Find how many lines in the material hold the word "this", then state that number and nothing more.
------ Records for the exercise
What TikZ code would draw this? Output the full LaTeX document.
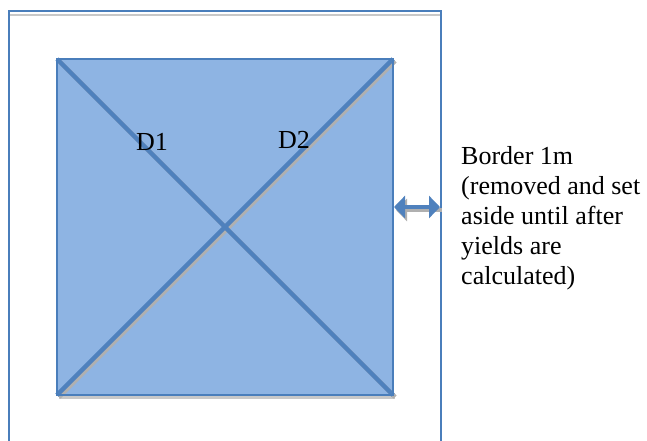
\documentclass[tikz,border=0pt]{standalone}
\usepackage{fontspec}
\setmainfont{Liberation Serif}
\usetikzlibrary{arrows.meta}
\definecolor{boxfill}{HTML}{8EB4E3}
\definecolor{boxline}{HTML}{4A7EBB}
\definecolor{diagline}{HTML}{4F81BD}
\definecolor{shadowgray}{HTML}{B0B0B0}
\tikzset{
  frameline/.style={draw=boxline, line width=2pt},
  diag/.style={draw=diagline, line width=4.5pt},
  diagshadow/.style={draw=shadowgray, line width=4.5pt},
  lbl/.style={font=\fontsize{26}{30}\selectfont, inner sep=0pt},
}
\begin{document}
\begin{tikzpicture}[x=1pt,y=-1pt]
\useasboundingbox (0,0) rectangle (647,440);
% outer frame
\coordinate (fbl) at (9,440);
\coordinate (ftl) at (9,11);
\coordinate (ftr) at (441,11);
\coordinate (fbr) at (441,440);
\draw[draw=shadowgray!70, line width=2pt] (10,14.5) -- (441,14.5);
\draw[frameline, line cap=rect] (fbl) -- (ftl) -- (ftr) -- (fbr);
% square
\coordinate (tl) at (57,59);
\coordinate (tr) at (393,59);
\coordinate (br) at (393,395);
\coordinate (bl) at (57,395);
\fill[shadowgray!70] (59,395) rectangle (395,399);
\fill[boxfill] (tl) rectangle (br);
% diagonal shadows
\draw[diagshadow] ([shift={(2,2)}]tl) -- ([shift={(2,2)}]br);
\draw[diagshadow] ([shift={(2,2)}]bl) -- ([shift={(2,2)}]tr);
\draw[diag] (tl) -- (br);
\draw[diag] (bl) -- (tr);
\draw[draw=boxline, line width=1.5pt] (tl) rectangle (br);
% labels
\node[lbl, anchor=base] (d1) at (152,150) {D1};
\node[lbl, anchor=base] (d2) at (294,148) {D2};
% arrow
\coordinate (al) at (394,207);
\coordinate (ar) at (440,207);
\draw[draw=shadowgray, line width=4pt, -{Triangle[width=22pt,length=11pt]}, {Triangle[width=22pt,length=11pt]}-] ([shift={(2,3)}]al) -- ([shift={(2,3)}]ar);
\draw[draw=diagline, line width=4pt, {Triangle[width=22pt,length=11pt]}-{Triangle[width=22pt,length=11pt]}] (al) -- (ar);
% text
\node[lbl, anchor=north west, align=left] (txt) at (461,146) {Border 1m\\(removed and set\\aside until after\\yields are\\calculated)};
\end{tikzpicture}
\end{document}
------------
------ Records for the exercise
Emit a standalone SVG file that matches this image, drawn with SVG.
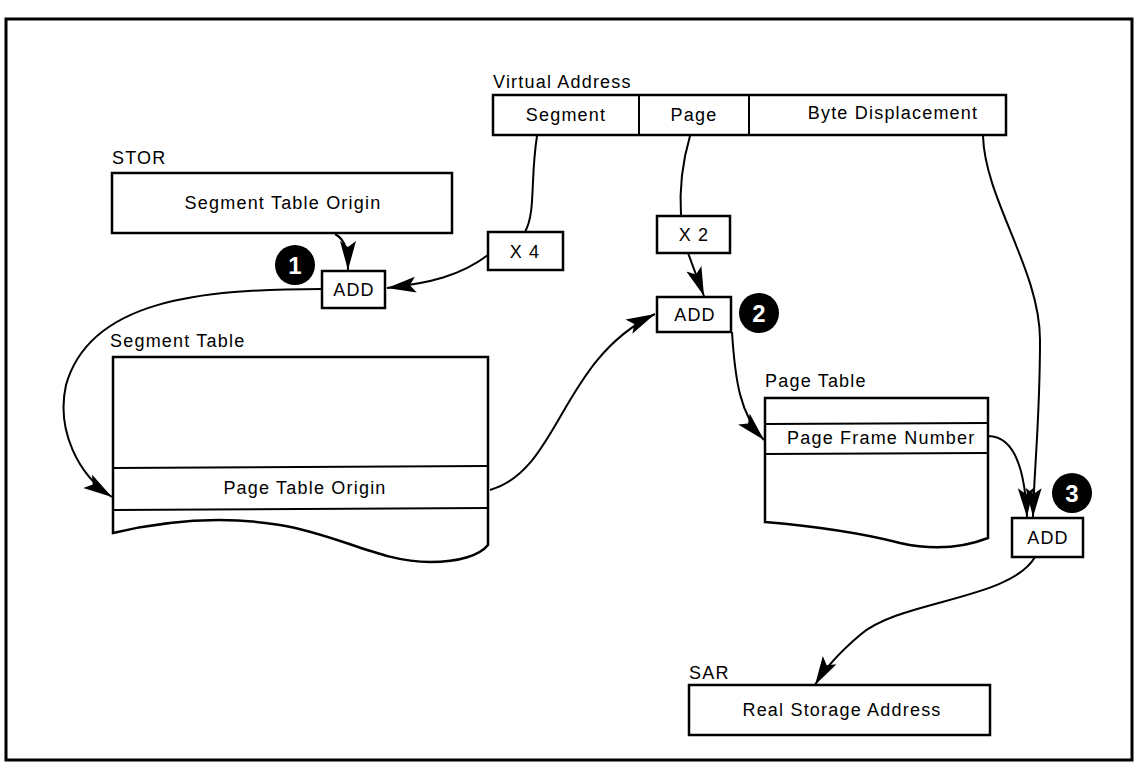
------------
------ Records for the exercise
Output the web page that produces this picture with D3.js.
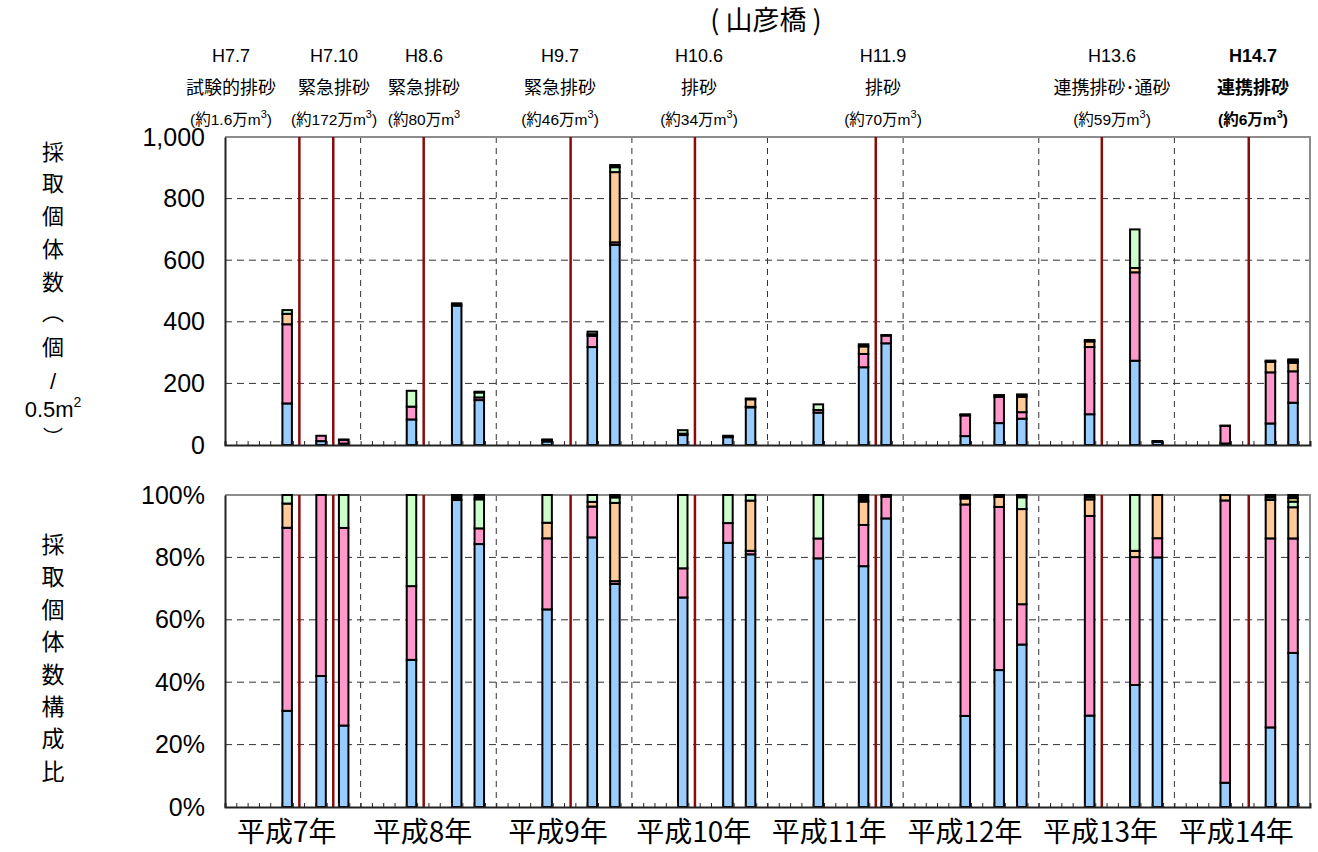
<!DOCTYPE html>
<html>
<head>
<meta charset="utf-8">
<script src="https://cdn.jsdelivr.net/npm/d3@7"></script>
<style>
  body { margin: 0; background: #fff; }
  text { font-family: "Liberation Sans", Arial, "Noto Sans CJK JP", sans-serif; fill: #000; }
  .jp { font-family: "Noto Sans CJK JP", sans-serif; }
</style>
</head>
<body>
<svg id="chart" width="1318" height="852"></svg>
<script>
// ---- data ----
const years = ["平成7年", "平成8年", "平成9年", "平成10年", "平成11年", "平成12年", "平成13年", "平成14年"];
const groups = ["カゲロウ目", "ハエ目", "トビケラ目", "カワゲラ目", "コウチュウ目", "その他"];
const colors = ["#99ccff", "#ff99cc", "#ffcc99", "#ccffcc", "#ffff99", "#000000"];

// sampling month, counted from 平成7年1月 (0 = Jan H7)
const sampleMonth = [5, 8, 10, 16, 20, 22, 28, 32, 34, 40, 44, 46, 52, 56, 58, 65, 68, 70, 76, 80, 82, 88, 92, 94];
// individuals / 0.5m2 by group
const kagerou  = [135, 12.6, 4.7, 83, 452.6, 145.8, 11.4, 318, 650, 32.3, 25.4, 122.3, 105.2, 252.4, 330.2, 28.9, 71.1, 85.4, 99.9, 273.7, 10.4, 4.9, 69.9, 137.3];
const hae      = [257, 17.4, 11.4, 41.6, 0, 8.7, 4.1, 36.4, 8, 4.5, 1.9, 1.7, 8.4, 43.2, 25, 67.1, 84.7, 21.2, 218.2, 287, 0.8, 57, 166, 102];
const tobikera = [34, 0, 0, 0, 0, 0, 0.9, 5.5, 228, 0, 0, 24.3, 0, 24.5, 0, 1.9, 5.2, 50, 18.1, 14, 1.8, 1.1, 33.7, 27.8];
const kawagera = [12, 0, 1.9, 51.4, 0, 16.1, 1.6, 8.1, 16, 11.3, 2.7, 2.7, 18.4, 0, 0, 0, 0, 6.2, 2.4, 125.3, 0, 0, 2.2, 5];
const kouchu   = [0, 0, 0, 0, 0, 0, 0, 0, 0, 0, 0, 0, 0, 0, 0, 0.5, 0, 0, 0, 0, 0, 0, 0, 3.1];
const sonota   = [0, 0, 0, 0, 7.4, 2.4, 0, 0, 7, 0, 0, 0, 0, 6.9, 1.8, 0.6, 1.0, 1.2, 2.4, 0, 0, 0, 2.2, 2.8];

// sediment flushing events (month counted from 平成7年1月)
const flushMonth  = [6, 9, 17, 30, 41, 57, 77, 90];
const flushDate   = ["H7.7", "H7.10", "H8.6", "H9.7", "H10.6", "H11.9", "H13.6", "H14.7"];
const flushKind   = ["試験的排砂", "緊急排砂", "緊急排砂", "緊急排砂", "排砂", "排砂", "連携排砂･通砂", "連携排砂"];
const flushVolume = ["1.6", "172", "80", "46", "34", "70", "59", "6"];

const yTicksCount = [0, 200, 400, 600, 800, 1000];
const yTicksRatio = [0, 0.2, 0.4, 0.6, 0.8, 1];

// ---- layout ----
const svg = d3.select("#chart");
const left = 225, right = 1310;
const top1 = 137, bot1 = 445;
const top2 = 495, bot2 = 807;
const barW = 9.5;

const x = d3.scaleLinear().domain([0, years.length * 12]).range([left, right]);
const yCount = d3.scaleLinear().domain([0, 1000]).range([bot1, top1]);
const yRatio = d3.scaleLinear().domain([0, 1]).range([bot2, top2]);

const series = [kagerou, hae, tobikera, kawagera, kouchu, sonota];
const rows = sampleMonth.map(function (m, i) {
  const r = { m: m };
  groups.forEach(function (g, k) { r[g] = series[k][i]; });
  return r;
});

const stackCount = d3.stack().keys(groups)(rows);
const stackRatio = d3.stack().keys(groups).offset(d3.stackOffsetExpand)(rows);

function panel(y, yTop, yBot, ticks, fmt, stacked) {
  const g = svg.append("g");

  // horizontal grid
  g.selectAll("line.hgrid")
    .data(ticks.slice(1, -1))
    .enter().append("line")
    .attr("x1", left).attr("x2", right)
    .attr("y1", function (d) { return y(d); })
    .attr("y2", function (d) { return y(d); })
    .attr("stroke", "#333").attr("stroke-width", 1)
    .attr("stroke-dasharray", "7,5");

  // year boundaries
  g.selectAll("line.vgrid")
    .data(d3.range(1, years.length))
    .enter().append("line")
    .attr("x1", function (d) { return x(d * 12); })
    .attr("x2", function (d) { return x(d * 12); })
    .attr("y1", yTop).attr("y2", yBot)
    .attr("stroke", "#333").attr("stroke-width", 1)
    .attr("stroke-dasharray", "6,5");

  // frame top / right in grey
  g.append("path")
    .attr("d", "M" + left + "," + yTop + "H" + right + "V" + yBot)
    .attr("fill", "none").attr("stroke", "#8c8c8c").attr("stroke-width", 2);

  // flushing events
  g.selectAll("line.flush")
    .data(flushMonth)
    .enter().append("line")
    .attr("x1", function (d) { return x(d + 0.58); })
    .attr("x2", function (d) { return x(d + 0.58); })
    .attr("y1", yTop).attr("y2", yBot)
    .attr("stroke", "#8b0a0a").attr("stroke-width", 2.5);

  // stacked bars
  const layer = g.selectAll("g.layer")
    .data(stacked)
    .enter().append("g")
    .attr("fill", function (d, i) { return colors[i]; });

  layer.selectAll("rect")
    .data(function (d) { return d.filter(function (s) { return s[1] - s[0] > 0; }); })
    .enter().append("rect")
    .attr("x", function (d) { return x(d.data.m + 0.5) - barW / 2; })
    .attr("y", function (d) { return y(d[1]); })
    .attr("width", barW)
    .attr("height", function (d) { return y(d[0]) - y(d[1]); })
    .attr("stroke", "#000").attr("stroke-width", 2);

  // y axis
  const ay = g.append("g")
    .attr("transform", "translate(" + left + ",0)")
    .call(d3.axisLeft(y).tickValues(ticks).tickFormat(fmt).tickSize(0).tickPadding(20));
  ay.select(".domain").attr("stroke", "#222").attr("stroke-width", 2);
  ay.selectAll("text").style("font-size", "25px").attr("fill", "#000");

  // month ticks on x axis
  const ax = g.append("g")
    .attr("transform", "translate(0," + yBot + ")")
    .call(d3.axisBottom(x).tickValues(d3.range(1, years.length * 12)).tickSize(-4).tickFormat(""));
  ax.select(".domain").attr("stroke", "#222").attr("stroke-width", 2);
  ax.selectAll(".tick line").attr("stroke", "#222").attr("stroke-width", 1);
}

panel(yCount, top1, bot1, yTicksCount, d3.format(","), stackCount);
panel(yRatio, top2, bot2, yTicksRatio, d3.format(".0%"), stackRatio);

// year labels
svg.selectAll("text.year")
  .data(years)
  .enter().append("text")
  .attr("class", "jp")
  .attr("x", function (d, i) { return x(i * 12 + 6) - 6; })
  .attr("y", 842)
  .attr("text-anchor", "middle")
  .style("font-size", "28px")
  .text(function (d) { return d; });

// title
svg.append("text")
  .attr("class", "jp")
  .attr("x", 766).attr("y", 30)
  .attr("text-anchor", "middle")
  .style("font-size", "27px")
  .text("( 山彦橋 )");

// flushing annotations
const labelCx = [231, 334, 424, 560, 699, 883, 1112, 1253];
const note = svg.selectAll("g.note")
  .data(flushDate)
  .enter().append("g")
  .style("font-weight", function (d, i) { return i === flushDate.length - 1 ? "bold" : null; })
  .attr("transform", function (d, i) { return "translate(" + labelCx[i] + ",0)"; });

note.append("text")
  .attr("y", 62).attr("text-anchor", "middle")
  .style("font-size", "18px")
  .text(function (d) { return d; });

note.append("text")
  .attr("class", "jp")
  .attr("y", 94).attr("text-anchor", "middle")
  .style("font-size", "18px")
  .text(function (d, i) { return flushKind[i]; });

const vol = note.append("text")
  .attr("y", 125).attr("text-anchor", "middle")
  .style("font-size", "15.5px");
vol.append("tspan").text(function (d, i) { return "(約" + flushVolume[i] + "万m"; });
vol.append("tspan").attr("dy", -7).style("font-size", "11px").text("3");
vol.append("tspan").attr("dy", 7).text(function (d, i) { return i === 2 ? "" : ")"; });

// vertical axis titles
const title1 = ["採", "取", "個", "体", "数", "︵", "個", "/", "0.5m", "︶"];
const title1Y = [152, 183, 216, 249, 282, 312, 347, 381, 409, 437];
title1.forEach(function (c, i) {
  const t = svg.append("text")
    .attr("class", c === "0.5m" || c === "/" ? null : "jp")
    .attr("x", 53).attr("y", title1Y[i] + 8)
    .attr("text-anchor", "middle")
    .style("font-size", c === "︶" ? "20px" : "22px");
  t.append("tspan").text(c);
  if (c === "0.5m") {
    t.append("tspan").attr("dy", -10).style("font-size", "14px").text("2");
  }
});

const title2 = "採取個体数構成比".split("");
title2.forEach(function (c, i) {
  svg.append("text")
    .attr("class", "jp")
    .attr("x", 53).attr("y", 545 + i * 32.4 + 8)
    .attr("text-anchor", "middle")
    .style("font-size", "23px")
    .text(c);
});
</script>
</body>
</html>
------------
Complete output
3